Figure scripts
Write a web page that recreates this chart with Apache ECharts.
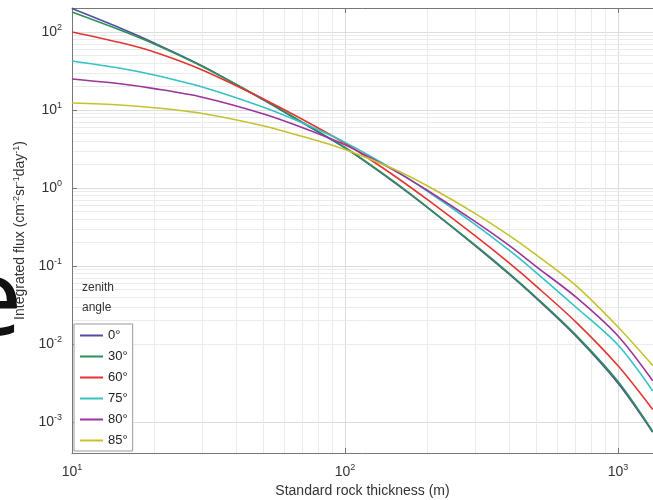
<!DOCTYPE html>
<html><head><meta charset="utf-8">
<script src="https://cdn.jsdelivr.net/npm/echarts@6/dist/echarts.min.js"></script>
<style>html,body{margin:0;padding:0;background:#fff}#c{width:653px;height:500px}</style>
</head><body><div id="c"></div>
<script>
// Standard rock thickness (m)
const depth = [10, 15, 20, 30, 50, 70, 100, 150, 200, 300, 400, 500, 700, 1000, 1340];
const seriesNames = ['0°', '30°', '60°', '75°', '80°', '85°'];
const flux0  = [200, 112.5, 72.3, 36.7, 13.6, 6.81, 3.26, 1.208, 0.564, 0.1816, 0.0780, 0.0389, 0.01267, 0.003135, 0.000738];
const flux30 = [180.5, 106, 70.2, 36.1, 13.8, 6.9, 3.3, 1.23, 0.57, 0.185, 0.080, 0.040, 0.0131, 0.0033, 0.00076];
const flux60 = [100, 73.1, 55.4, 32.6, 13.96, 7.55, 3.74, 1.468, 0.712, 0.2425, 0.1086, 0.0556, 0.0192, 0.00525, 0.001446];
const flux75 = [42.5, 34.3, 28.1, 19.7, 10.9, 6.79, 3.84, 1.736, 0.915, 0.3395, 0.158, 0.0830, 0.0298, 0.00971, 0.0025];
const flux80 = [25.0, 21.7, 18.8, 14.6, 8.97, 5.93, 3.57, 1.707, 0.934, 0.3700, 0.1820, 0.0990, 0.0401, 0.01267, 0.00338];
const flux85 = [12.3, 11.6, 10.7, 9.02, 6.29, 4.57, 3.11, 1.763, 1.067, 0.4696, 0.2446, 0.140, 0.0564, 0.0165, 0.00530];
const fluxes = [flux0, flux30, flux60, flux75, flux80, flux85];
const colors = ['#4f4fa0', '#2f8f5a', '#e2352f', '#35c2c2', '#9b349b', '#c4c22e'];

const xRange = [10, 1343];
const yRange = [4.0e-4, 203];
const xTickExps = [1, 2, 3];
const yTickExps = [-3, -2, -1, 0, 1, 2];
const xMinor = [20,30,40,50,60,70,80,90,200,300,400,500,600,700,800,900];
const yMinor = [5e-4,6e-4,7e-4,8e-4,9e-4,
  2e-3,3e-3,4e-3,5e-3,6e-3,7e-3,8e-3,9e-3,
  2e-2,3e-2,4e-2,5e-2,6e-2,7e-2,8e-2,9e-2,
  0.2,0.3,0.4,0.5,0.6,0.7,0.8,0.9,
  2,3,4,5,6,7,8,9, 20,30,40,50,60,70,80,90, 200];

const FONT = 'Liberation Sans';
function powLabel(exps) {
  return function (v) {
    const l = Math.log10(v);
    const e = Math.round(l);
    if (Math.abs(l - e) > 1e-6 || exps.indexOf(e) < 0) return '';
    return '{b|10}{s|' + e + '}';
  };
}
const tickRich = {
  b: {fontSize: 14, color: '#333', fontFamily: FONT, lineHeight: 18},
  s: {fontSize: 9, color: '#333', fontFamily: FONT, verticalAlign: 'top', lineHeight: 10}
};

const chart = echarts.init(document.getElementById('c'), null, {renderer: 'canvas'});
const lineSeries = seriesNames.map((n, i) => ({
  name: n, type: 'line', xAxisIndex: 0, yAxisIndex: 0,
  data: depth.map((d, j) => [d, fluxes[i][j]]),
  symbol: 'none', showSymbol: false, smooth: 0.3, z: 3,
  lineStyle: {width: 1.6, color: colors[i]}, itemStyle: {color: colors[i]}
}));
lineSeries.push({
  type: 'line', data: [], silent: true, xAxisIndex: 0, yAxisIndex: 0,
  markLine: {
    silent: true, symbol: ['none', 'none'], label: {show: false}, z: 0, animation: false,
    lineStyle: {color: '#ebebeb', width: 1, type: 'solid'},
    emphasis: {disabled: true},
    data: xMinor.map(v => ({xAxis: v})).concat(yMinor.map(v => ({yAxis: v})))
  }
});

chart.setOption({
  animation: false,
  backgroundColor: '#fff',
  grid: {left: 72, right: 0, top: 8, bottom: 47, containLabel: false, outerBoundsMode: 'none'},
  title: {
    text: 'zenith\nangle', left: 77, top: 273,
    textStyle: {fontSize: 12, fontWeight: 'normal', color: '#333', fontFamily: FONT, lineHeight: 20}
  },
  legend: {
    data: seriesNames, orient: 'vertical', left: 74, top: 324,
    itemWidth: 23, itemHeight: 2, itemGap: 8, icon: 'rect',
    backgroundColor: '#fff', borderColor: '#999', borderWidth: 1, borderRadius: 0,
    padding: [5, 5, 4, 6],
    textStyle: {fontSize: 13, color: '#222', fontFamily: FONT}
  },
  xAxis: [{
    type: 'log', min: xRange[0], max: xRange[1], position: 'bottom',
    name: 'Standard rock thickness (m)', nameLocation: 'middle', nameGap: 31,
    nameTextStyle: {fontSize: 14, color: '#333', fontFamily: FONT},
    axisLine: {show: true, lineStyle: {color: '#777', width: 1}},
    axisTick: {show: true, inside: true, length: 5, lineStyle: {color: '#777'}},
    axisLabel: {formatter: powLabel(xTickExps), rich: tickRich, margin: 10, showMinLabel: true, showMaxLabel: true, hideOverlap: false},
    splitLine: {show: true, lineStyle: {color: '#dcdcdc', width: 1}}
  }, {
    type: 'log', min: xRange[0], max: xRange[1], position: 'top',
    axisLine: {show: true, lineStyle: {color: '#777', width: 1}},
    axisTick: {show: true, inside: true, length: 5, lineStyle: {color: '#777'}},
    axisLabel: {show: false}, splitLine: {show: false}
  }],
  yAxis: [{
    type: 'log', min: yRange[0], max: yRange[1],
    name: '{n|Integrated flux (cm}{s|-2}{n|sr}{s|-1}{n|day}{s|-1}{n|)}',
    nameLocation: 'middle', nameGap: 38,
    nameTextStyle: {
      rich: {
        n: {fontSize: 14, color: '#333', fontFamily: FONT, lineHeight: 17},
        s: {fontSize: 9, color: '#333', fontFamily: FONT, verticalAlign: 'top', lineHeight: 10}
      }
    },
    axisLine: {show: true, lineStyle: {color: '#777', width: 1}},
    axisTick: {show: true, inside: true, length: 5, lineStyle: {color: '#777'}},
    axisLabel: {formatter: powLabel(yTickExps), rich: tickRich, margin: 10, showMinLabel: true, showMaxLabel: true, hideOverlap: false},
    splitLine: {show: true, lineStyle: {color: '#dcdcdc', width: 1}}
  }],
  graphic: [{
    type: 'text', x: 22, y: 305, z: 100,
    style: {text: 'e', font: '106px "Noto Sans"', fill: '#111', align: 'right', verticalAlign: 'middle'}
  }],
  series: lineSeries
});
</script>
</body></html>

...

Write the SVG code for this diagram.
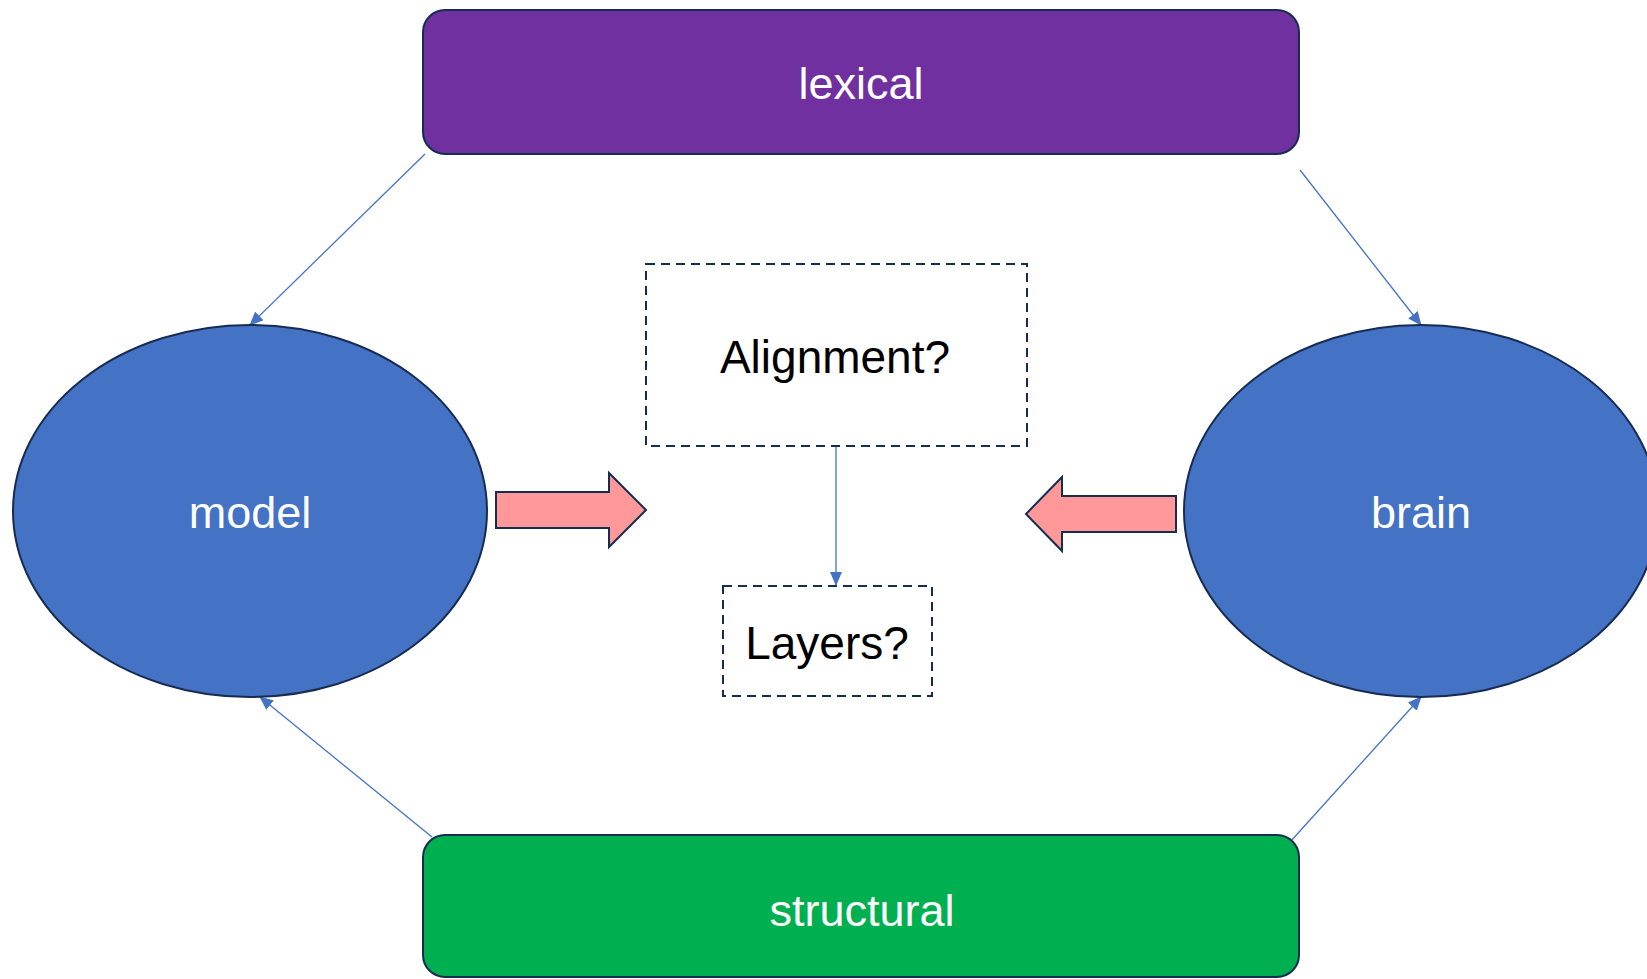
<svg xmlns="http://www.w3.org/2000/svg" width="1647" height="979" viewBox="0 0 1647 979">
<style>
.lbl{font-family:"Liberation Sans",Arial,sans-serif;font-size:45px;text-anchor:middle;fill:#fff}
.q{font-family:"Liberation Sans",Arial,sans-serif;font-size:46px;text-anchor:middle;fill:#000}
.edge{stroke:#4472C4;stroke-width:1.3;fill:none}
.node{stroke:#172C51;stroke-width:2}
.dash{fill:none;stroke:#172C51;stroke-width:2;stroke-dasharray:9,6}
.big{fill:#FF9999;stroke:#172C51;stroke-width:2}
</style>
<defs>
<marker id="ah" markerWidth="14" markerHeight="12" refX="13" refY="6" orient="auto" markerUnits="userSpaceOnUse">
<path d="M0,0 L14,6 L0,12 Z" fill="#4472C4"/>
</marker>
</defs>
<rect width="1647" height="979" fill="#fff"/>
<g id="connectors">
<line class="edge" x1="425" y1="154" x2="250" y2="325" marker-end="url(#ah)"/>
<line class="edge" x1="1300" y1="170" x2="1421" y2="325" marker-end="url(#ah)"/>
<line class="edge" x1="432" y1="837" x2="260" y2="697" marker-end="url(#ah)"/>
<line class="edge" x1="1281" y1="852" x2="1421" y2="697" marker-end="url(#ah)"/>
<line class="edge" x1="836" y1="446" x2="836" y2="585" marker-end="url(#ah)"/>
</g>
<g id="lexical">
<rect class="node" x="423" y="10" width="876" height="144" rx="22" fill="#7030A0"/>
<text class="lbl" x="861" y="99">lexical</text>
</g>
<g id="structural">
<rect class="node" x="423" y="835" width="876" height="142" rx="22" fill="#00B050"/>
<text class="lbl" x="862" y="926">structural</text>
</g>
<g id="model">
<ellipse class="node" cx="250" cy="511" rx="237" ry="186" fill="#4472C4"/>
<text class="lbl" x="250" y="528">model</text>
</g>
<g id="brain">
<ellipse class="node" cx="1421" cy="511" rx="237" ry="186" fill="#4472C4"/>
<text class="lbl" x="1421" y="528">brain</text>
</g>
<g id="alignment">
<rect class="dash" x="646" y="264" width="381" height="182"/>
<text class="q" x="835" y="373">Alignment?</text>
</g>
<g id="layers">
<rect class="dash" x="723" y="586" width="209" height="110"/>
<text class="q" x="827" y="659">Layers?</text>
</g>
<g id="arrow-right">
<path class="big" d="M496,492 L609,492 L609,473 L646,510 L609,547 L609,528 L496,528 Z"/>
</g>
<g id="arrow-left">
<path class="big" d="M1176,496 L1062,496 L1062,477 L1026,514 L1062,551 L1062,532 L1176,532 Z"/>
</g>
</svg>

What this task involves: Search the entries for the string "Write" and collect each line that has it.

The completed task:
Write a web page that recreates this chart with Apache ECharts.
Write the SVG code for this diagram.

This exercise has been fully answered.